Job roles have been aligned across the business areas - general insurance, life, pensions and asset management products. Roles and competency frameworks have been defined to enable actuaries to rotate across the different business areas. This, says Affleck, is particularly attractive to junior staff: "They can broaden their experience without leaving the business and, in turn, LV= gets to retain its skilled staff."
Technical training is via on-the-job learning, external education and events, but there are also informal 'lunch and learn' sessions to share knowledge and skills, while external and internal speakers lead sessions on industry and broader business issues.
Motivating a team, presenting to the board and dealing with other business issues are taught via modules, using e-learning and textbooks, as well as face-to-face learning.
Affleck admits a bespoke academy is more expensive than sponsoring employees externally, but says the programme is more about value than cost: "We are still in the initial 18 months, but already several staff have changed jobs internally, indicating a boost to retention and a saving on recruitment."
Cast Study: DHL
When logistics specialist DHL Supply Chain wanted to boost its employees' skills, it opted to take an external but tailored route, teaming up with Birmingham City University to develop the UK's first foundation degree in automotive logistics.
The three-year, part-time course gives a solid grounding in the principles and an appreciation of how logistics decisions impact on a business, combined with practical experience, culminating in a work-related project based around identifying and solving a problem.
The course also covers softer skills relating to people management and awareness of technological innovations.

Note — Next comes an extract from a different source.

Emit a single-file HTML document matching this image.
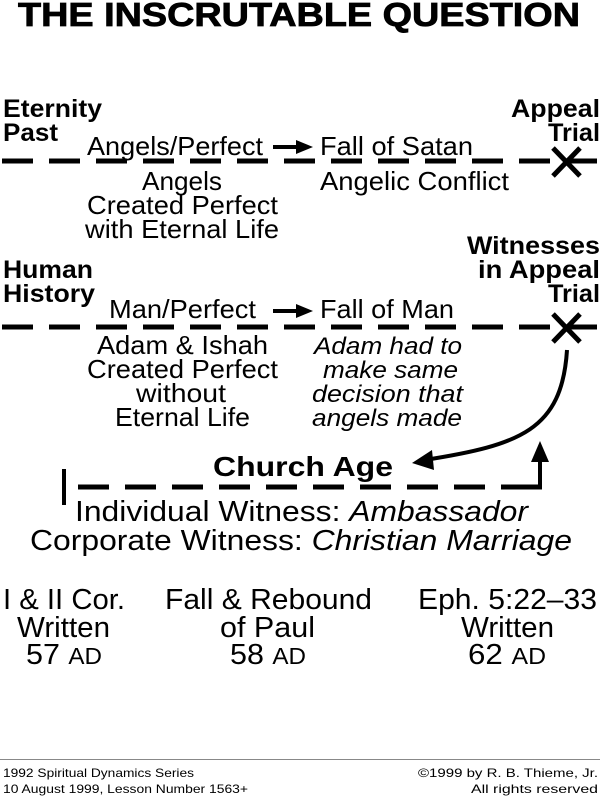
<!DOCTYPE html>
<html><head><meta charset="utf-8"><style>
html,body{margin:0;padding:0;background:#fff;}
svg{display:block;}
text{font-family:"Liberation Sans",Arial,sans-serif;fill:#000;}
.b{font-weight:bold;}
.i{font-style:italic;}
</style></head><body>
<svg width="600" height="797" viewBox="0 0 600 797" xmlns="http://www.w3.org/2000/svg">
<text x="18" y="26" font-size="33" class="b" textLength="562" lengthAdjust="spacingAndGlyphs" stroke="#000" stroke-width="0.8">THE INSCRUTABLE QUESTION</text>

<!-- line 1 -->
<line x1="2" y1="161" x2="600" y2="161" stroke="#000" stroke-width="5" stroke-dasharray="31 16"/>
<g stroke="#000" stroke-width="5"><line x1="553" y1="148" x2="580" y2="176"/><line x1="580" y1="148" x2="553" y2="176"/></g>
<text x="3" y="117" font-size="25" class="b" textLength="99" lengthAdjust="spacingAndGlyphs">Eternity</text>
<text x="3" y="141" font-size="25" class="b" textLength="55" lengthAdjust="spacingAndGlyphs">Past</text>
<text x="511" y="117" font-size="25" class="b" textLength="89" lengthAdjust="spacingAndGlyphs">Appeal</text>
<text x="548" y="141" font-size="25" class="b" textLength="52" lengthAdjust="spacingAndGlyphs">Trial</text>
<text x="87" y="155" font-size="26" textLength="176" lengthAdjust="spacingAndGlyphs">Angels/Perfect</text>
<line x1="273" y1="147" x2="298" y2="147" stroke="#000" stroke-width="4"/>
<polygon points="296,140 313,147 296,154" fill="#000"/>
<text x="320" y="155" font-size="26" textLength="153" lengthAdjust="spacingAndGlyphs">Fall of Satan</text>
<text x="142" y="190" font-size="26" textLength="80" lengthAdjust="spacingAndGlyphs">Angels</text>
<text x="87" y="214" font-size="26" textLength="191" lengthAdjust="spacingAndGlyphs">Created Perfect</text>
<text x="85" y="238" font-size="26" textLength="194" lengthAdjust="spacingAndGlyphs">with Eternal Life</text>
<text x="320" y="190" font-size="26" textLength="189" lengthAdjust="spacingAndGlyphs">Angelic Conflict</text>

<!-- line 2 -->
<line x1="2" y1="327" x2="600" y2="327" stroke="#000" stroke-width="5" stroke-dasharray="31 16"/>
<g stroke="#000" stroke-width="5"><line x1="553" y1="314" x2="580" y2="342"/><line x1="580" y1="314" x2="553" y2="342"/></g>
<text x="467" y="254" font-size="25" class="b" textLength="133" lengthAdjust="spacingAndGlyphs">Witnesses</text>
<text x="478" y="278" font-size="25" class="b" textLength="122" lengthAdjust="spacingAndGlyphs">in Appeal</text>
<text x="548" y="302" font-size="25" class="b" textLength="52" lengthAdjust="spacingAndGlyphs">Trial</text>
<text x="3" y="278" font-size="25" class="b" textLength="90" lengthAdjust="spacingAndGlyphs">Human</text>
<text x="3" y="302" font-size="25" class="b" textLength="92" lengthAdjust="spacingAndGlyphs">History</text>
<text x="109" y="318" font-size="26" textLength="147" lengthAdjust="spacingAndGlyphs">Man/Perfect</text>
<line x1="273" y1="311" x2="298" y2="311" stroke="#000" stroke-width="4"/>
<polygon points="296,304 313,311 296,318" fill="#000"/>
<text x="320" y="318" font-size="26" textLength="134" lengthAdjust="spacingAndGlyphs">Fall of Man</text>
<text x="97" y="354" font-size="26" textLength="171" lengthAdjust="spacingAndGlyphs">Adam &amp; Ishah</text>
<text x="87" y="378" font-size="26" textLength="191" lengthAdjust="spacingAndGlyphs">Created Perfect</text>
<text x="136" y="402" font-size="26" textLength="90" lengthAdjust="spacingAndGlyphs">without</text>
<text x="115" y="426" font-size="26" textLength="135" lengthAdjust="spacingAndGlyphs">Eternal Life</text>
<text x="314" y="354" font-size="24" class="i" textLength="148" lengthAdjust="spacingAndGlyphs">Adam had to</text>
<text x="323" y="378" font-size="24" class="i" textLength="135" lengthAdjust="spacingAndGlyphs">make same</text>
<text x="312" y="402" font-size="24" class="i" textLength="151" lengthAdjust="spacingAndGlyphs">decision that</text>
<text x="312" y="426" font-size="24" class="i" textLength="150" lengthAdjust="spacingAndGlyphs">angels made</text>

<!-- curved arrow -->
<path d="M567,350 C562,430 520,445 425,460" fill="none" stroke="#000" stroke-width="4"/>
<polygon points="412,463 432,450 434,470" fill="#000"/>

<!-- church age line -->
<line x1="64" y1="469" x2="64" y2="505" stroke="#000" stroke-width="4"/>
<line x1="64" y1="487" x2="537" y2="487" stroke="#000" stroke-width="5" stroke-dasharray="31 16" stroke-dashoffset="-14"/>
<line x1="518" y1="487" x2="542" y2="487" stroke="#000" stroke-width="5"/>
<line x1="540" y1="489" x2="540" y2="458" stroke="#000" stroke-width="4"/>
<polygon points="531,462 540,441 549,462" fill="#000"/>
<text x="213" y="476" font-size="28" class="b" textLength="180" lengthAdjust="spacingAndGlyphs">Church Age</text>
<text x="75" y="521" font-size="29" textLength="453" lengthAdjust="spacingAndGlyphs">Individual Witness: <tspan class="i">Ambassador</tspan></text>
<text x="30" y="550" font-size="29" textLength="542" lengthAdjust="spacingAndGlyphs">Corporate Witness: <tspan class="i">Christian Marriage</tspan></text>

<!-- bottom -->
<text x="3" y="609" font-size="29" textLength="122" lengthAdjust="spacingAndGlyphs">I &amp; II Cor.</text>
<text x="17" y="637" font-size="29" textLength="93" lengthAdjust="spacingAndGlyphs">Written</text>
<text x="26" y="664" font-size="29" textLength="76" lengthAdjust="spacingAndGlyphs">57 <tspan font-size="23">AD</tspan></text>
<text x="165" y="609" font-size="29" textLength="207" lengthAdjust="spacingAndGlyphs">Fall &amp; Rebound</text>
<text x="220" y="637" font-size="29" textLength="95" lengthAdjust="spacingAndGlyphs">of Paul</text>
<text x="230" y="664" font-size="29" textLength="76" lengthAdjust="spacingAndGlyphs">58 <tspan font-size="23">AD</tspan></text>
<text x="418" y="609" font-size="29" textLength="179" lengthAdjust="spacingAndGlyphs">Eph. 5:22–33</text>
<text x="461" y="637" font-size="29" textLength="93" lengthAdjust="spacingAndGlyphs">Written</text>
<text x="468" y="664" font-size="29" textLength="78" lengthAdjust="spacingAndGlyphs">62 <tspan font-size="23">AD</tspan></text>

<line x1="0" y1="759.5" x2="600" y2="759.5" stroke="#888" stroke-width="1"/>
<text x="3" y="777" font-size="12" textLength="191" lengthAdjust="spacingAndGlyphs">1992 Spiritual Dynamics Series</text>
<text x="3" y="793" font-size="12" textLength="245" lengthAdjust="spacingAndGlyphs">10 August 1999, Lesson Number 1563+</text>
<text x="418" y="777" font-size="12" textLength="180" lengthAdjust="spacingAndGlyphs">©1999 by R. B. Thieme, Jr.</text>
<text x="471" y="793" font-size="12" textLength="127" lengthAdjust="spacingAndGlyphs">All rights reserved</text>
</svg>
</body></html>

Assessment is via course-work and examinations, with students encouraged to develop more specialist skill sets.
The initial intake in February was exclusive to employees of the company's automotive team but, next year, the catchment will be extended to other DHL sectors and to other companies in the logistics industry. DHL plans to roll out similar programmes across the UK in partnership with higher education institutions (HEIs).
The decision to make this a recognised vocational qualification was, according to a DHL spokesperson, to "expose staff to a broader set of potential challenges than they may face in the workplace.
"Empowering them to think critically about problem-solving and to develop a more holistic appreciation of how their individual functions support the wider organisation's objectives can unlock significant value across the company."